The first coffee from Manzanita that I’m looking at today is their Guatemala Antigua Hunapu. This coffee is sourced from Bodhi Leaf ad comes from the Santa Clara & Anexos farms in Antigua, Guatemala. It’s a washed coffee grown in the 1500-1800masl range and consists of Bourbon and Caturra varieties. Manzanita offers tasting notes of, “Caramel, apple, syrupy” for this coffee as a pourover and “marzipan” when used as espresso in a milk drink. You can buy this coffee directly from Manzanita for $16/12oz bag. 

I love dual use coffees, so I will rip into this with the espresso machine, too, and will update the review next week. For this review, I prepared all my samples using my usual 1:15 ratio in my notNeutral Gino pour over with Kalita 185 filters. I got around a 3:30-3:45 total brew time from this coffee.

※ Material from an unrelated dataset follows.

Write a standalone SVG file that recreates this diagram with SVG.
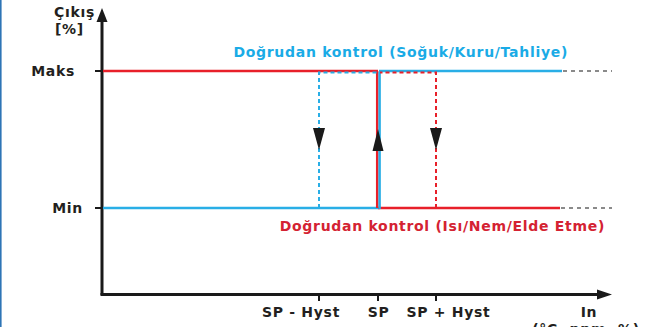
<svg xmlns="http://www.w3.org/2000/svg" width="653" height="327" viewBox="0 0 653 327">
<defs>
<style>
text{font-family:"DejaVu Sans","Verdana",sans-serif;font-weight:bold;font-size:14px;letter-spacing:0.7px;fill:#231f20}
.blue{fill:#1aabe6}
.red{fill:#d42232}
.axis{stroke:#1a1a1a;stroke-width:3;fill:none}
.tick{stroke:#1a1a1a;stroke-width:2;fill:none}
.rs{stroke:#e8202a;stroke-width:2.5;fill:none}
.bs{stroke:#29aee6;stroke-width:2.5;fill:none}
.rd{stroke:#e8202a;stroke-width:2;stroke-dasharray:4 3;fill:none}
.bd{stroke:#29aee6;stroke-width:2;stroke-dasharray:4 3;fill:none}
.gd{stroke:#8a8a8a;stroke-width:2;stroke-dasharray:4 4;fill:none}
.head{fill:#1a1a1a}
</style>
</defs>
<rect x="0" y="0" width="653" height="327" fill="#ffffff"/>
<line x1="0.8" y1="0" x2="0.8" y2="327" stroke="#2e75b6" stroke-width="1.6"/>
<g id="axes">
<line class="axis" x1="102" y1="20" x2="102" y2="295"/>
<polygon class="head" points="102,8 96.5,22 107.5,22"/>
<line class="axis" x1="100.5" y1="294.5" x2="600" y2="294.5"/>
<polygon class="head" points="612,294.5 597,289.5 597,299.5"/>
<line class="tick" x1="95" y1="71" x2="102" y2="71"/>
<line class="tick" x1="95" y1="208" x2="102" y2="208"/>
<line class="tick" x1="319" y1="294" x2="319" y2="301"/>
<line class="tick" x1="378" y1="294" x2="378" y2="301"/>
<line class="tick" x1="436" y1="294" x2="436" y2="301"/>
</g>
<g id="connectors">
<line class="gd" x1="563" y1="71" x2="612" y2="71"/>
<line class="gd" x1="561" y1="208" x2="612" y2="208"/>
<line class="rs" x1="103" y1="71" x2="378" y2="71"/>
<line class="bs" x1="379" y1="71" x2="562" y2="71"/>
<line class="bs" x1="103" y1="208" x2="380" y2="208"/>
<line class="rs" x1="378" y1="208" x2="560" y2="208"/>
<line class="rs" x1="377.2" y1="71" x2="377.2" y2="208"/>
<line class="bs" x1="379.6" y1="72" x2="379.6" y2="209"/>
<polyline class="bd" points="319,208 319,72.5 377,72.5"/>
<polyline class="rd" points="436,208 436,72.5 380,72.5"/>
<polygon class="head" points="319,150 313,128 325,128"/>
<polygon class="head" points="378,129 372.5,151 383.5,151"/>
<polygon class="head" points="436,150 430,128 442,128"/>
</g>
<g id="labels">
<text x="95" y="17" text-anchor="end">Çıkış</text>
<text x="55" y="34">[%]</text>
<text x="75" y="76" text-anchor="end">Maks</text>
<text x="83" y="213" text-anchor="end">Min</text>
<text class="blue" x="568" y="57" text-anchor="end">Doğrudan kontrol (Soğuk/Kuru/Tahliye)</text>
<text class="red" x="605" y="231" text-anchor="end">Doğrudan kontrol (Isı/Nem/Elde Etme)</text>
<text x="301" y="317" text-anchor="middle">SP - Hyst</text>
<text x="378.5" y="317" text-anchor="middle">SP</text>
<text x="448.5" y="317" text-anchor="middle">SP + Hyst</text>
<text x="589" y="317" text-anchor="middle">In</text>
<text x="586" y="334" text-anchor="middle">(°C, ppm, %)</text>
</g>
</svg>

This is a bright example of a Guatemalan coffee. There is overall sweetness in the cup and the mouthfeel has a slick, coating feel to it. The coffee has a nice malic acidity to it, like a crisp apple, so the brightness is more like apple juice, not a citric brightness that scares off some coffee drinkers. The body is medium to light and it has quite a dry finish for my palate. As the sip finishes it gives off some spicy, almost vegetal flavors, too.

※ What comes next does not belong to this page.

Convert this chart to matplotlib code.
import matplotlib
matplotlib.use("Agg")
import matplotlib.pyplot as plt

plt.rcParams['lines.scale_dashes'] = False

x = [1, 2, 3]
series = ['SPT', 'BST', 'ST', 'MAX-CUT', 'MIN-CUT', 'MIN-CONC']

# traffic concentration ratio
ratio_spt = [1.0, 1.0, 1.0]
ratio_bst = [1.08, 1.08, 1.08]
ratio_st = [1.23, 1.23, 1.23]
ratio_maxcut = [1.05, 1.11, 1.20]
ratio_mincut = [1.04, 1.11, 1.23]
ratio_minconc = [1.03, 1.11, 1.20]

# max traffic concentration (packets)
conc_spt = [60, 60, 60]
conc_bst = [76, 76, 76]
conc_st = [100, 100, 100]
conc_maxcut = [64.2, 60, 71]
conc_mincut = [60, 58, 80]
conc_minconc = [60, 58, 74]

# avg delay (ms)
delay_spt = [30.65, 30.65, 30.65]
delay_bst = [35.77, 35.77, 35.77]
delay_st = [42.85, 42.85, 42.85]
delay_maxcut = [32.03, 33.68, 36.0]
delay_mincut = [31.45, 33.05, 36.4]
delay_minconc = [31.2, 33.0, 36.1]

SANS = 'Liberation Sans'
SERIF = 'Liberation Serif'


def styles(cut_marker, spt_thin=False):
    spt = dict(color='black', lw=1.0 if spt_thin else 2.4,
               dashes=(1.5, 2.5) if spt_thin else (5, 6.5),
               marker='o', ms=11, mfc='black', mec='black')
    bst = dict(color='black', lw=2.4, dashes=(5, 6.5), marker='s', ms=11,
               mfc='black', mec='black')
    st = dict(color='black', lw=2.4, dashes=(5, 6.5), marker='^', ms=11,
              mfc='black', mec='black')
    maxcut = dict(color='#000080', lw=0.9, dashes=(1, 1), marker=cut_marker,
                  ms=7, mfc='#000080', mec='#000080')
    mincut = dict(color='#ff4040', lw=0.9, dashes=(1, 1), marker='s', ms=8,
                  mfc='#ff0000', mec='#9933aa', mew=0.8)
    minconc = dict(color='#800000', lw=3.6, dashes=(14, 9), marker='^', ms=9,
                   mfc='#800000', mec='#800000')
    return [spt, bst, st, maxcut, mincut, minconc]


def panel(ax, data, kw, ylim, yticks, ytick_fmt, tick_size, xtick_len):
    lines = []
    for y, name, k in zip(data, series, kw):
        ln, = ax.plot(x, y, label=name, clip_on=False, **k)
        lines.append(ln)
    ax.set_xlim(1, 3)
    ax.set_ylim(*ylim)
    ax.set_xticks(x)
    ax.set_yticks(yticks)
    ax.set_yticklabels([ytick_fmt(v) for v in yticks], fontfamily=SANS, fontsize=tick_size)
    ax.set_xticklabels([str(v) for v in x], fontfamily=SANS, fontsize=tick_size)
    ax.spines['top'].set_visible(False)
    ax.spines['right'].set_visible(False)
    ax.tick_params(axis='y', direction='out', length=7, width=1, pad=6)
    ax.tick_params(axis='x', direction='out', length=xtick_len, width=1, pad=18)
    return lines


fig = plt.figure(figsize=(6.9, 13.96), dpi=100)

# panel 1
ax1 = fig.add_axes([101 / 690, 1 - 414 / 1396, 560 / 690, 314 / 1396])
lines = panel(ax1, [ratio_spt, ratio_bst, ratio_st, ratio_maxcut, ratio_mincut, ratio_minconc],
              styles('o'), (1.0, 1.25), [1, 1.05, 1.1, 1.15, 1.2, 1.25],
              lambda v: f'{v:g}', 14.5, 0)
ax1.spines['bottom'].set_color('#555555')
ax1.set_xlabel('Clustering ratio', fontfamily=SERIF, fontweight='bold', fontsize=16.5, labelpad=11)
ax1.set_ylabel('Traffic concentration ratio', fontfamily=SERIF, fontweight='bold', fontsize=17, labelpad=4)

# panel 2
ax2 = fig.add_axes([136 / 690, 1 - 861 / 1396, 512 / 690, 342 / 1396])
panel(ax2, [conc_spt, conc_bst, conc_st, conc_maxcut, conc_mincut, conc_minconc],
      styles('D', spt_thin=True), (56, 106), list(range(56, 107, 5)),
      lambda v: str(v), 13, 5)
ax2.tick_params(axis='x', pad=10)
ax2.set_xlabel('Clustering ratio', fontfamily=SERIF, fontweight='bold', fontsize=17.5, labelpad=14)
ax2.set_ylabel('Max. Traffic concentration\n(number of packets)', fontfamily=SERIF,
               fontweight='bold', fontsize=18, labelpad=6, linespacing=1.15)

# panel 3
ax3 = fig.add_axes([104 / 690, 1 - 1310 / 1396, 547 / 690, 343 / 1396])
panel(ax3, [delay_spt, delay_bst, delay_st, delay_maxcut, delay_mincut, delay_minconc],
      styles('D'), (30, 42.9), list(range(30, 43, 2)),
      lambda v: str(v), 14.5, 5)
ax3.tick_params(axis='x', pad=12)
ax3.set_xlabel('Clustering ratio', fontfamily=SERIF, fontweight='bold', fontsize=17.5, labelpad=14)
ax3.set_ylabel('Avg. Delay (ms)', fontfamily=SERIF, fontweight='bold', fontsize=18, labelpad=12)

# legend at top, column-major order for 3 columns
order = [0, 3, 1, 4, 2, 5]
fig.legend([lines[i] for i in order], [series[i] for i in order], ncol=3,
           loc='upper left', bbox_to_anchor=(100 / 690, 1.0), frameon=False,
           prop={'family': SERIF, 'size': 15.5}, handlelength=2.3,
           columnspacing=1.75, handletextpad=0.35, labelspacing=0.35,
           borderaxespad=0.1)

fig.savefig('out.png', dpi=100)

Overall this is a pretty nice cup. It’s clean and it’s bright and it has nice flavors that work well together. For my taste, personally, I found it a bit too lightly roasted. I really like Guatemalan coffees that are roasted a little darker and end up being sugar bombs, but that’s just my personal preference. The dryness of the finish reminded me a bit of the feel of a too-greeen coffee, but the flavors weren’t grassy at all. I definitely wouldn’t take this coffee any lighter, but I would love to taste it a bit more developed, too. It should be a wild ride in the espresso machine, so I can’t wait to put it through its paces!

**Sorry for the lack of photography on this review. Manzanita’s bag order got pushed back by their printer and so they shipped my coffee in plain white bags. Bummer!